The Ministry of Food and Agriculture (MoFA) has implemented an intervention plan to prevent the overindulgence in cashew farming as most farmers in the Bono region have resorted to this against other food crops production.
This is against the backdrop of the high demand for cashew, its export rate and the perishability of other food crops. People have adopted cashew farming as a way of insuring agricultural investment. Cashew as a cash crop is a permanent and reliable source of income compared to a food crop like maize.
Farmers in areas like Techiman, Nkoranza, Wenchi, Atebubu, Kintampo, Jaman North and South, Nkrankwanta and Dormaa have developed love for cashew farming over the production of other food crops such as maize, yam, cassava, groundnut and watermelon. This has also led to farmers in the forest zone areas to resort to cashew farming though experts say cultivation of cashew in the forest area is not recommendable. However, farmers in forest communities including Bechem, Duayaw-Nkwanta, Atronie and Tepa are busily growing cashew.
MoFA in addressing this issue has stepped up efforts to increase food crops productivity per a unit of land to make up the impending losses in production. Speaking for the Ministry, the Bono Regional Extension Officer, Isaac Adjei-Mensah indicated that the ministry is among others giving out more improved varieties that guarantee higher yields.
“MoFA has intensified extension services, coupled with the supply of fertilisers and agrochemicals like pesticides and insecticides. All other things being equal, we expect farmers to produce about 90 percent of the projected yields for the various crop varieties produced by researchers,” he said.
According to some farmers, the recurrent post- harvest losses in food crops production has powered the shift of effort to cashew. They say it is a commodity with high demand with easy access to markets. It is known that some farmers even sell raw cashew nuts (RCN) at the farm gates during favourable buying periods as compared to other food crops.
A 53-year-old farmer at Wenchi, Theresa Benewaa, stated that her shift from cassava production to cashew was as a result of the extreme drop in prices of cassava. This led her to cut down a two-acre farm to grow cashew.
“Around September 2019, a fully-loaded tricycle (motor king) was sold between GH¢100 and GH¢80; this included harvesting labour cost. I’m fed-up with the reoccurring losses in cassava production. I have resolved to grow cashew on my lands and leave just a piece for subsistence food crops’ farming.”
Yaw Yeboah is a small-scale farmer at Atronie in the Sunyani Municipality:
“I inherited cocoa farming from my father, but I have realised it is less difficult to maintain a cashew farm than cocoa; therefore, I have started cashew farming instead of expanding my cocoa farm. Other crops like cassava and plantain that grow well here too don’t fetch much, particularly with bumper harvests – hence the decision to try cashew”.

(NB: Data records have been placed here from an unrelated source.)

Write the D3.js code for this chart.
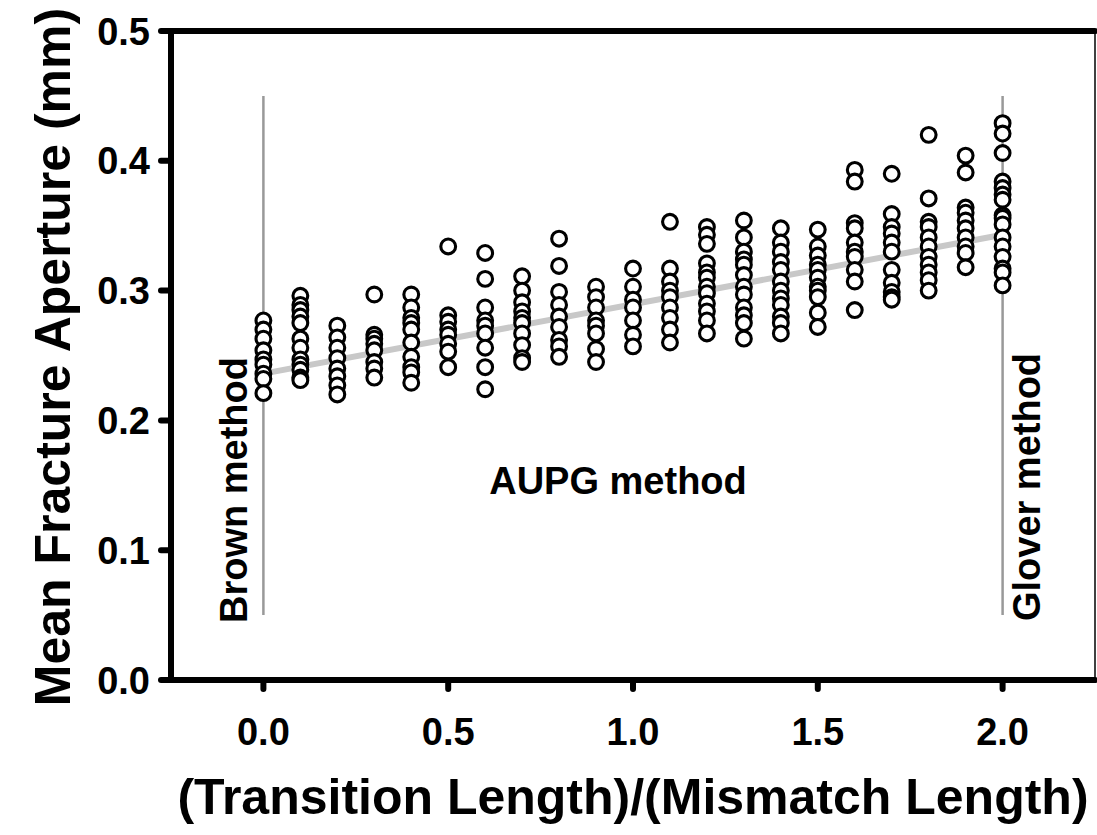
<!DOCTYPE html>
<html>
<head>
<meta charset="utf-8">
<script src="https://cdn.jsdelivr.net/npm/d3@7"></script>
<style>
  html, body { margin: 0; padding: 0; background: #fff; }
  svg text { font-family: "Liberation Sans", Arial, Helvetica, sans-serif; font-weight: bold; fill: #000; }
</style>
</head>
<body>
<svg id="chart" width="1097" height="835"></svg>
<script>
// Ratio of transition length to mismatch length for each group of runs
const ratios = [0.0, 0.1, 0.2, 0.3, 0.4, 0.5, 0.6, 0.7, 0.8, 0.9, 1.0,
                1.1, 1.2, 1.3, 1.4, 1.5, 1.6, 1.7, 1.8, 1.9, 2.0];

// Mean fracture aperture (mm) of every run, one list per ratio
const apertures = [
  [0.277, 0.270, 0.263, 0.254, 0.247, 0.243, 0.236, 0.232, 0.221],
  [0.296, 0.289, 0.285, 0.280, 0.275, 0.263, 0.256, 0.247, 0.243, 0.239, 0.233, 0.231],
  [0.273, 0.264, 0.256, 0.248, 0.240, 0.234, 0.227, 0.220],
  [0.297, 0.266, 0.263, 0.259, 0.254, 0.245, 0.240, 0.233],
  [0.297, 0.287, 0.279, 0.275, 0.270, 0.260, 0.249, 0.241, 0.237, 0.229],
  [0.334, 0.281, 0.276, 0.270, 0.266, 0.259, 0.253, 0.241],
  [0.329, 0.309, 0.287, 0.277, 0.273, 0.267, 0.256, 0.241, 0.224],
  [0.311, 0.300, 0.291, 0.284, 0.279, 0.275, 0.267, 0.258, 0.248, 0.245],
  [0.340, 0.319, 0.299, 0.289, 0.280, 0.272, 0.262, 0.257, 0.249],
  [0.303, 0.295, 0.287, 0.277, 0.273, 0.267, 0.255, 0.245],
  [0.317, 0.303, 0.293, 0.287, 0.277, 0.266, 0.257],
  [0.353, 0.317, 0.307, 0.300, 0.295, 0.287, 0.279, 0.270, 0.260],
  [0.349, 0.343, 0.336, 0.321, 0.314, 0.310, 0.303, 0.298, 0.290, 0.284, 0.277, 0.267],
  [0.354, 0.341, 0.330, 0.324, 0.320, 0.312, 0.303, 0.297, 0.287, 0.281, 0.275, 0.263],
  [0.348, 0.337, 0.330, 0.322, 0.316, 0.307, 0.300, 0.294, 0.289, 0.280, 0.275, 0.267],
  [0.347, 0.334, 0.327, 0.320, 0.316, 0.310, 0.303, 0.300, 0.295, 0.283, 0.272],
  [0.393, 0.384, 0.352, 0.348, 0.337, 0.330, 0.326, 0.316, 0.307, 0.285],
  [0.390, 0.359, 0.349, 0.344, 0.337, 0.330, 0.316, 0.306, 0.299, 0.295, 0.293],
  [0.420, 0.371, 0.353, 0.349, 0.341, 0.334, 0.326, 0.320, 0.314, 0.308, 0.300],
  [0.404, 0.391, 0.364, 0.360, 0.354, 0.348, 0.341, 0.334, 0.329, 0.318],
  [0.429, 0.421, 0.406, 0.384, 0.379, 0.374, 0.370, 0.358, 0.356, 0.351, 0.341, 0.334, 0.326, 0.317, 0.314, 0.304]
];

// Linear trend through the runs: [ratio, aperture] at both ends
const trendX = [0.0, 2.0];
const trendY = [0.236, 0.343];

// Reference methods at the ends of the ratio range
const methodX = [0.0, 2.0];
const methodNames = ["Brown method", "Glover method"];
const methodSpan = [0.05, 0.45];

const xTicks = [0.0, 0.5, 1.0, 1.5, 2.0];
const yTicks = [0.0, 0.1, 0.2, 0.3, 0.4, 0.5];

const svg = d3.select("#chart");
const plotLeft = 171, plotRight = 1095, plotTop = 31, plotBottom = 680;

const x = d3.scaleLinear().domain([-0.25, 2.25]).range([plotLeft, plotRight]);
const y = d3.scaleLinear().domain([0, 0.5]).range([plotBottom, plotTop]);
const fmt = d3.format(".1f");

// Frame: thin right edge, heavy top, left and bottom
svg.append("line")
  .attr("x1", plotRight).attr("x2", plotRight).attr("y1", plotTop).attr("y2", plotBottom)
  .attr("stroke", "#000").attr("stroke-width", 1.5);

const heavy = g => g.attr("stroke", "#000").attr("stroke-width", 6).attr("stroke-linecap", "round");

svg.append("line").attr("x1", plotLeft).attr("x2", plotRight).attr("y1", plotTop).attr("y2", plotTop).call(heavy);
svg.append("line").attr("x1", plotLeft).attr("x2", plotRight).attr("y1", plotBottom).attr("y2", plotBottom).call(heavy);
svg.append("line").attr("x1", plotLeft).attr("x2", plotLeft).attr("y1", plotTop).attr("y2", plotBottom).call(heavy);

// Y ticks and labels
svg.selectAll(".ytick").data(yTicks).join("line")
  .attr("class", "ytick")
  .attr("x1", plotLeft - 10).attr("x2", plotLeft)
  .attr("y1", d => y(d)).attr("y2", d => y(d))
  .call(heavy);
svg.selectAll(".ylab").data(yTicks).join("text")
  .attr("class", "ylab")
  .attr("x", plotLeft - 21).attr("y", d => y(d))
  .attr("dy", "0.36em")
  .attr("text-anchor", "end")
  .style("font-size", "38px")
  .text(fmt);

// X ticks and labels
svg.selectAll(".xtick").data(xTicks).join("line")
  .attr("class", "xtick")
  .attr("x1", d => x(d)).attr("x2", d => x(d))
  .attr("y1", plotBottom).attr("y2", plotBottom + 9)
  .call(heavy);
svg.selectAll(".xlab").data(xTicks).join("text")
  .attr("class", "xlab")
  .attr("x", d => x(d)).attr("y", 745)
  .attr("text-anchor", "middle")
  .style("font-size", "38px")
  .text(fmt);

// Axis titles
svg.append("text")
  .attr("transform", `translate(633,${800})`)
  .attr("y", 14)
  .attr("text-anchor", "middle")
  .style("font-size", "50px")
  .text("(Transition Length)/(Mismatch Length)");

svg.append("text")
  .attr("transform", `translate(70,${357}) rotate(-90)`)
  .attr("text-anchor", "middle")
  .style("font-size", "50px")
  .text("Mean Fracture Aperture (mm)");

// Vertical guides for the two reference methods
svg.selectAll(".method").data(methodX).join("line")
  .attr("class", "method")
  .attr("x1", d => x(d)).attr("x2", d => x(d))
  .attr("y1", y(methodSpan[1])).attr("y2", y(methodSpan[0]))
  .attr("stroke", "#999").attr("stroke-width", 2.5);

// Trend line
svg.append("line")
  .attr("x1", x(trendX[0])).attr("y1", y(trendY[0]))
  .attr("x2", x(trendX[1])).attr("y2", y(trendY[1]))
  .attr("stroke", "#c8c8c8").attr("stroke-width", 6);

// Runs
const pts = ratios.flatMap((r, i) => apertures[i].map(v => ({ r, v })));
svg.append("g").selectAll("circle").data(pts).join("circle")
  .attr("cx", d => x(d.r)).attr("cy", d => y(d.v))
  .attr("r", 7.4)
  .attr("fill", "#fff").attr("stroke", "#000").attr("stroke-width", 3.1);

// Method labels
svg.append("text")
  .attr("transform", `translate(${x(0) - 30},${490}) rotate(-90)`)
  .attr("dy", "0.36em")
  .attr("text-anchor", "middle")
  .style("font-size", "38px")
  .text(methodNames[0]);
svg.append("text")
  .attr("transform", `translate(${x(2) + 24},${487}) rotate(-90)`)
  .attr("dy", "0.36em")
  .attr("text-anchor", "middle")
  .style("font-size", "38px")
  .text(methodNames[1]);
svg.append("text")
  .attr("x", 618).attr("y", 480)
  .attr("dy", "0.36em")
  .attr("text-anchor", "middle")
  .style("font-size", "38px")
  .text("AUPG method");
</script>
</body>
</html>
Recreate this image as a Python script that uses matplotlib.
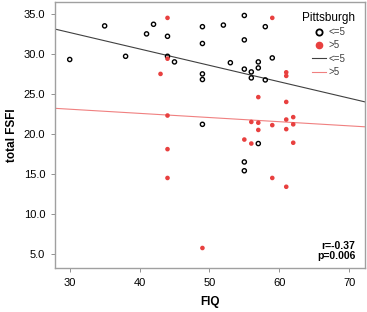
import matplotlib.pyplot as plt
from matplotlib.lines import Line2D
import numpy as np

plt.rcParams['font.family'] = ['Liberation Sans', 'DejaVu Sans']

# FSFI <= 5 group (open black circles)
low_fiq = [30, 35, 38, 41, 42, 44, 44, 45, 49, 49, 49, 49, 49, 52, 53, 55, 55, 55,
           55, 55, 56, 56, 57, 57, 57, 58, 58, 59]
low_fsfi = [29.3, 33.5, 29.7, 32.5, 33.7, 32.2, 29.7, 29.0, 33.4, 31.3, 27.5, 26.8,
            21.2, 33.6, 28.9, 34.8, 31.75, 28.1, 16.5, 15.4, 27.75, 27.0, 29.0, 28.25,
            18.8, 33.4, 26.75, 29.5]

# FSFI > 5 group (filled red dots)
high_fiq = [43, 44, 44, 44, 44, 44, 49, 55, 56, 56, 57, 57, 57, 59, 59, 59, 61, 61,
            61, 61, 61, 61, 62, 62, 62]
high_fsfi = [27.5, 34.5, 29.4, 22.3, 18.1, 14.5, 5.75, 19.3, 21.5, 18.8, 24.6, 21.4,
             20.5, 34.5, 21.1, 14.5, 27.7, 27.25, 24.0, 21.8, 20.6, 13.4, 22.1, 21.2,
             18.9]

# fit lines: (value at FIQ=30, slope)
low_fit = (32.67, -0.205)
high_fit = (23.09, -0.052)

red = '#e8403f'

fig = plt.figure(figsize=(3.67, 3.12), dpi=100)
ax = fig.add_axes([0.150, 0.141, 0.845, 0.853])

xs = np.array([27.9, 72.3])
ax.plot(xs, low_fit[0] + low_fit[1] * (xs - 30), color='#404040', lw=0.8)
ax.plot(xs, high_fit[0] + high_fit[1] * (xs - 30), color='#f08080', lw=0.8)

ax.scatter(low_fiq, low_fsfi, s=9, facecolors='none', edgecolors='black', linewidths=1.0, zorder=3)
ax.scatter(high_fiq, high_fsfi, s=11, color=red, edgecolors='none', zorder=3)

ax.set_xlim(27.9, 72.3)
ax.set_ylim(3.25, 36.5)
ax.set_xticks([30, 40, 50, 60, 70])
ax.set_yticks([5, 10, 15, 20, 25, 30, 35])
ax.set_yticklabels(['%.1f' % v for v in [5, 10, 15, 20, 25, 30, 35]])
ax.tick_params(labelsize=8, length=3, width=0.6, color='#808080', pad=4)
for s in ax.spines.values():
    s.set_color('#a0a0a0')
    s.set_linewidth(1.0)

ax.set_xlabel('FIQ', fontsize=8.5, fontweight='bold', labelpad=6)
ax.set_ylabel('total FSFI', fontsize=8.5, fontweight='bold', labelpad=4)

ax.text(0.968, 0.025, 'r=-0.37\np=0.006', transform=ax.transAxes, ha='right', va='bottom',
        fontsize=7.5, fontweight='bold', linespacing=1.0)

handles = [
    Line2D([], [], ls='none', marker='o', mfc='none', mec='black', mew=1.3, ms=4.5),
    Line2D([], [], ls='none', marker='o', mfc=red, mec=red, ms=4.5),
    Line2D([], [], color='#404040', lw=0.8),
    Line2D([], [], color='#f08080', lw=0.8),
]
leg = ax.legend(handles, ['<=5', '>5', '<=5', '>5'], title='Pittsburgh', loc='upper right',
                frameon=False, fontsize=7, title_fontsize=8.5, handlelength=1.4,
                handletextpad=0.3, labelspacing=0.35, borderaxespad=0.6)
for t in leg.get_texts():
    t.set_color('#404040')

fig.savefig('out.png', dpi=100)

One of the reasons for the shift to cashew production is the demand for farmlands. As demand for farmlands is exponentially growing and as a means to secure lands per head, people have resorted to cashew cultivation to protect their lands.
Another issue spearheading cashew production to the disadvantage of food crops is the implementation of government’s flagship ‘Planting for Export and Rural Development’ (PERD). The programme is aimed at promoting rural economic growth and improving household incomes of rural folk, through the cultivation of cash crops such as cashew, mango, shea, cotton, rubber and coffee. Free distribution of cashew seedlings under PERD by District Assemblies has led many to join production of the economic tree crop. Averagely, each district distributes about 150,000 seedlings every year.